● PROBLEM TO SOLVE:
Omit the pictures and output every entry below exactly as written.

Code that draws figures
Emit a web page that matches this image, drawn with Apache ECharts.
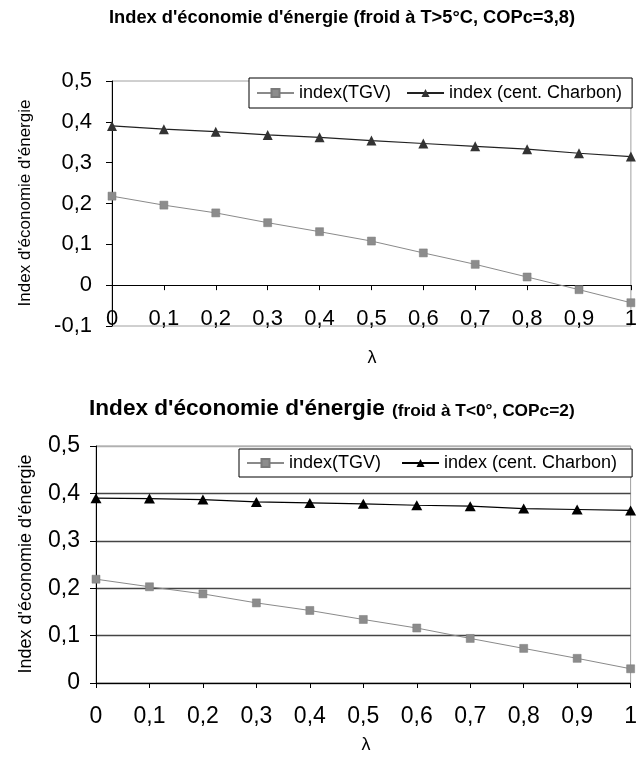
<!DOCTYPE html>
<html>
<head>
<meta charset="utf-8">
<script src="https://cdn.jsdelivr.net/npm/echarts@6/dist/echarts.min.js"></script>
<style>
html,body{margin:0;padding:0;background:#fff;}
#c{width:640px;height:759px;}
</style>
</head>
<body>
<div id="c"></div>
<script>
// ---- data ----
var lambda = [0, 0.1, 0.2, 0.3, 0.4, 0.5, 0.6, 0.7, 0.8, 0.9, 1];
var tgvTop = [0.218, 0.196, 0.177, 0.153, 0.131, 0.108, 0.079, 0.051, 0.020, -0.011, -0.043];
var charbonTop = [0.390, 0.382, 0.376, 0.368, 0.362, 0.354, 0.347, 0.340, 0.333, 0.323, 0.315];
var tgvBottom = [0.219, 0.203, 0.188, 0.169, 0.153, 0.134, 0.116, 0.094, 0.073, 0.052, 0.030];
var charbonBottom = [0.390, 0.389, 0.387, 0.382, 0.380, 0.378, 0.375, 0.373, 0.368, 0.366, 0.364];
var seriesNames = ['index(TGV)', 'index (cent. Charbon)'];
var titleTop = "Index d'économie d'énergie (froid à T>5°C, COPc=3,8)";
var titleBottomMain = "Index d'économie d'énergie";
var titleBottomSub = "(froid à T<0°, COPc=2)";
var yName = "Index d'économie d'énergie";
var xName = "λ";

function pairs(xs, ys){ return xs.map(function(x,i){ return [x, ys[i]]; }); }
function fmt(v){ return String(+(+v).toFixed(1)).replace('.', ','); }

var FONT = '"Liberation Sans", Arial, sans-serif';
var chart = echarts.init(document.getElementById('c'), null, {renderer:'canvas'});

function xAxisCfg(gi, fs, margin){
  return {
    type:'value', gridIndex:gi, min:0, max:1, interval:0.1,
    axisLine:{show:true, onZero:true, lineStyle:{color:'#000', width:1}},
    axisTick:{show:true, length:5, inside:false, lineStyle:{color:'#000'}},
    axisLabel:{formatter:fmt, fontFamily:FONT, fontSize:fs, color:'#000', margin:margin, showMinLabel:true, showMaxLabel:true},
    splitLine:{show:false}
  };
}

var option = {
  animation:false,
  backgroundColor:'#fff',
  grid:[
    {left:112, top:81, width:520, height:245, show:true, borderColor:'#a0a0a0', borderWidth:1, backgroundColor:'transparent'},
    {left:96, top:446, width:540, height:237, show:true, borderColor:'#a0a0a0', borderWidth:1, backgroundColor:'transparent'}
  ],
  xAxis:[ xAxisCfg(0, 22, -18), xAxisCfg(1, 23, 22) ],
  yAxis:[
    {type:'value', gridIndex:0, min:-0.1, max:0.5, interval:0.1,
     axisLine:{show:true, lineStyle:{color:'#000'}},
     axisTick:{show:true, length:6, lineStyle:{color:'#000'}},
     axisLabel:{formatter:fmt, fontFamily:FONT, fontSize:22, color:'#000', margin:20},
     splitLine:{show:false}},
    {type:'value', gridIndex:1, min:0, max:0.5, interval:0.1,
     axisLine:{show:true, lineStyle:{color:'#000'}},
     axisTick:{show:true, length:6, lineStyle:{color:'#000'}},
     axisLabel:{formatter:fmt, fontFamily:FONT, fontSize:23, color:'#000', margin:16},
     splitLine:{show:true, lineStyle:{color:['#444','#444','#444','#444','#444','#b0b0b0'], width:1.4}}}
  ],
  legend:[
    {data:seriesNames, left:249, top:78, orient:'horizontal', itemWidth:37, itemHeight:10, itemGap:15,
     padding:[6,10,6,7], borderColor:'#000', borderWidth:1, backgroundColor:'#fff',
     textStyle:{fontFamily:FONT, fontSize:18, color:'#000'}, selectedMode:false},
    {data:[seriesNames[0]+' ', seriesNames[1]+' '], left:239, top:449, orient:'horizontal', itemWidth:37, itemHeight:10, itemGap:15,
     padding:[5,10,5,7], borderColor:'#000', borderWidth:1, backgroundColor:'#fff',
     textStyle:{fontFamily:FONT, fontSize:18, color:'#000'}, selectedMode:false}
  ],
  series:[
    {name:seriesNames[0], type:'line', xAxisIndex:0, yAxisIndex:0, data:pairs(lambda, tgvTop),
     symbol:'rect', symbolSize:8, lineStyle:{color:'#8a8a8a', width:1},
     itemStyle:{color:'#8c8c8c', borderColor:'#7a7a7a', borderWidth:0.5}},
    {name:seriesNames[1], type:'line', xAxisIndex:0, yAxisIndex:0, data:pairs(lambda, charbonTop),
     symbol:'triangle', symbolSize:[10,10], lineStyle:{color:'#222', width:1.2},
     itemStyle:{color:'#333'}},
    {name:seriesNames[0]+' ', type:'line', xAxisIndex:1, yAxisIndex:1, data:pairs(lambda, tgvBottom),
     symbol:'rect', symbolSize:8, lineStyle:{color:'#8a8a8a', width:1},
     itemStyle:{color:'#8c8c8c', borderColor:'#7a7a7a', borderWidth:0.5}},
    {name:seriesNames[1]+' ', type:'line', xAxisIndex:1, yAxisIndex:1, data:pairs(lambda, charbonBottom),
     symbol:'triangle', symbolSize:[11,10], lineStyle:{color:'#000', width:1.2},
     itemStyle:{color:'#000'}}
  ],
  graphic:[
    {type:'text', left:109, top:9, style:{text:titleTop, font:'bold 18.3px '+FONT, fill:'#000'}},
    {type:'text', left:89, top:397, style:{text:titleBottomMain, font:'bold 22.6px '+FONT, fill:'#000'}},
    {type:'text', left:392, top:403, style:{text:titleBottomSub, font:'bold 17.3px '+FONT, fill:'#000'}},
    {type:'text', x:25, y:203, rotation:Math.PI/2, style:{text:yName, font:'17px '+FONT, fill:'#000', align:'center', verticalAlign:'middle'}},
    {type:'text', x:26, y:564, rotation:Math.PI/2, style:{text:yName, font:'18px '+FONT, fill:'#000', align:'center', verticalAlign:'middle'}},
    {type:'text', x:372, y:358, style:{text:xName, font:'18px '+FONT, fill:'#000', align:'center', verticalAlign:'middle'}},
    {type:'text', x:366, y:745, style:{text:xName, font:'18px '+FONT, fill:'#000', align:'center', verticalAlign:'middle'}}
  ]
};
chart.setOption(option);
</script>
</body>
</html>
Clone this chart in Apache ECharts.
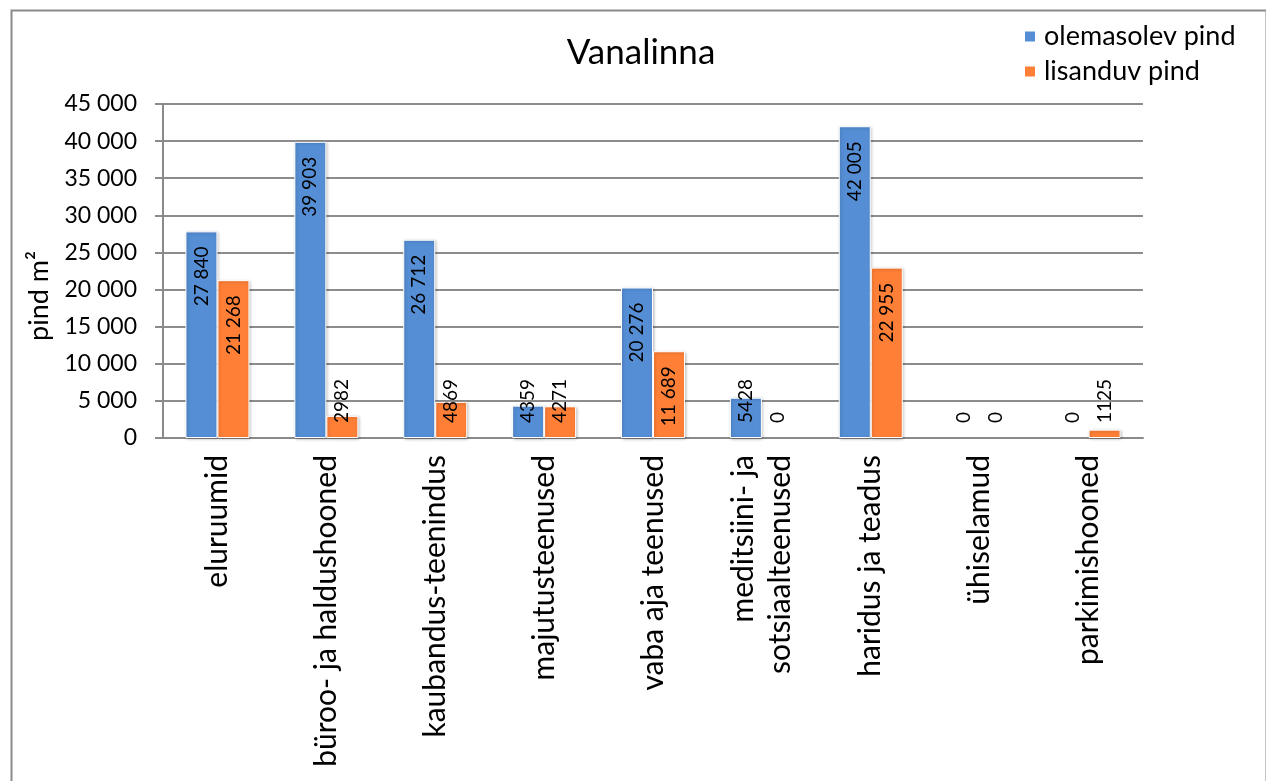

● TASK OUTPUT:
Emit a web page that matches this image, drawn with Apache ECharts.
<!DOCTYPE html>
<html>
<head>
<meta charset="utf-8">
<script src="https://cdn.jsdelivr.net/npm/echarts@6/dist/echarts.min.js"></script>
<style>
html,body{margin:0;padding:0;background:#fff;}
#c{width:640px;height:759px;}
</style>
</head>
<body>
<div id="c"></div>
<script>
// ---- data ----
var lambda = [0, 0.1, 0.2, 0.3, 0.4, 0.5, 0.6, 0.7, 0.8, 0.9, 1];
var tgvTop = [0.218, 0.196, 0.177, 0.153, 0.131, 0.108, 0.079, 0.051, 0.020, -0.011, -0.043];
var charbonTop = [0.390, 0.382, 0.376, 0.368, 0.362, 0.354, 0.347, 0.340, 0.333, 0.323, 0.315];
var tgvBottom = [0.219, 0.203, 0.188, 0.169, 0.153, 0.134, 0.116, 0.094, 0.073, 0.052, 0.030];
var charbonBottom = [0.390, 0.389, 0.387, 0.382, 0.380, 0.378, 0.375, 0.373, 0.368, 0.366, 0.364];
var seriesNames = ['index(TGV)', 'index (cent. Charbon)'];
var titleTop = "Index d'économie d'énergie (froid à T>5°C, COPc=3,8)";
var titleBottomMain = "Index d'économie d'énergie";
var titleBottomSub = "(froid à T<0°, COPc=2)";
var yName = "Index d'économie d'énergie";
var xName = "λ";

function pairs(xs, ys){ return xs.map(function(x,i){ return [x, ys[i]]; }); }
function fmt(v){ return String(+(+v).toFixed(1)).replace('.', ','); }

var FONT = '"Liberation Sans", Arial, sans-serif';
var chart = echarts.init(document.getElementById('c'), null, {renderer:'canvas'});

function xAxisCfg(gi, fs, margin){
  return {
    type:'value', gridIndex:gi, min:0, max:1, interval:0.1,
    axisLine:{show:true, onZero:true, lineStyle:{color:'#000', width:1}},
    axisTick:{show:true, length:5, inside:false, lineStyle:{color:'#000'}},
    axisLabel:{formatter:fmt, fontFamily:FONT, fontSize:fs, color:'#000', margin:margin, showMinLabel:true, showMaxLabel:true},
    splitLine:{show:false}
  };
}

var option = {
  animation:false,
  backgroundColor:'#fff',
  grid:[
    {left:112, top:81, width:520, height:245, show:true, borderColor:'#a0a0a0', borderWidth:1, backgroundColor:'transparent'},
    {left:96, top:446, width:540, height:237, show:true, borderColor:'#a0a0a0', borderWidth:1, backgroundColor:'transparent'}
  ],
  xAxis:[ xAxisCfg(0, 22, -18), xAxisCfg(1, 23, 22) ],
  yAxis:[
    {type:'value', gridIndex:0, min:-0.1, max:0.5, interval:0.1,
     axisLine:{show:true, lineStyle:{color:'#000'}},
     axisTick:{show:true, length:6, lineStyle:{color:'#000'}},
     axisLabel:{formatter:fmt, fontFamily:FONT, fontSize:22, color:'#000', margin:20},
     splitLine:{show:false}},
    {type:'value', gridIndex:1, min:0, max:0.5, interval:0.1,
     axisLine:{show:true, lineStyle:{color:'#000'}},
     axisTick:{show:true, length:6, lineStyle:{color:'#000'}},
     axisLabel:{formatter:fmt, fontFamily:FONT, fontSize:23, color:'#000', margin:16},
     splitLine:{show:true, lineStyle:{color:['#444','#444','#444','#444','#444','#b0b0b0'], width:1.4}}}
  ],
  legend:[
    {data:seriesNames, left:249, top:78, orient:'horizontal', itemWidth:37, itemHeight:10, itemGap:15,
     padding:[6,10,6,7], borderColor:'#000', borderWidth:1, backgroundColor:'#fff',
     textStyle:{fontFamily:FONT, fontSize:18, color:'#000'}, selectedMode:false},
    {data:[seriesNames[0]+' ', seriesNames[1]+' '], left:239, top:449, orient:'horizontal', itemWidth:37, itemHeight:10, itemGap:15,
     padding:[5,10,5,7], borderColor:'#000', borderWidth:1, backgroundColor:'#fff',
     textStyle:{fontFamily:FONT, fontSize:18, color:'#000'}, selectedMode:false}
  ],
  series:[
    {name:seriesNames[0], type:'line', xAxisIndex:0, yAxisIndex:0, data:pairs(lambda, tgvTop),
     symbol:'rect', symbolSize:8, lineStyle:{color:'#8a8a8a', width:1},
     itemStyle:{color:'#8c8c8c', borderColor:'#7a7a7a', borderWidth:0.5}},
    {name:seriesNames[1], type:'line', xAxisIndex:0, yAxisIndex:0, data:pairs(lambda, charbonTop),
     symbol:'triangle', symbolSize:[10,10], lineStyle:{color:'#222', width:1.2},
     itemStyle:{color:'#333'}},
    {name:seriesNames[0]+' ', type:'line', xAxisIndex:1, yAxisIndex:1, data:pairs(lambda, tgvBottom),
     symbol:'rect', symbolSize:8, lineStyle:{color:'#8a8a8a', width:1},
     itemStyle:{color:'#8c8c8c', borderColor:'#7a7a7a', borderWidth:0.5}},
    {name:seriesNames[1]+' ', type:'line', xAxisIndex:1, yAxisIndex:1, data:pairs(lambda, charbonBottom),
     symbol:'triangle', symbolSize:[11,10], lineStyle:{color:'#000', width:1.2},
     itemStyle:{color:'#000'}}
  ],
  graphic:[
    {type:'text', left:109, top:9, style:{text:titleTop, font:'bold 18.3px '+FONT, fill:'#000'}},
    {type:'text', left:89, top:397, style:{text:titleBottomMain, font:'bold 22.6px '+FONT, fill:'#000'}},
    {type:'text', left:392, top:403, style:{text:titleBottomSub, font:'bold 17.3px '+FONT, fill:'#000'}},
    {type:'text', x:25, y:203, rotation:Math.PI/2, style:{text:yName, font:'17px '+FONT, fill:'#000', align:'center', verticalAlign:'middle'}},
    {type:'text', x:26, y:564, rotation:Math.PI/2, style:{text:yName, font:'18px '+FONT, fill:'#000', align:'center', verticalAlign:'middle'}},
    {type:'text', x:372, y:358, style:{text:xName, font:'18px '+FONT, fill:'#000', align:'center', verticalAlign:'middle'}},
    {type:'text', x:366, y:745, style:{text:xName, font:'18px '+FONT, fill:'#000', align:'center', verticalAlign:'middle'}}
  ]
};
chart.setOption(option);
</script>
</body>
</html>
Clone this chart in Apache ECharts.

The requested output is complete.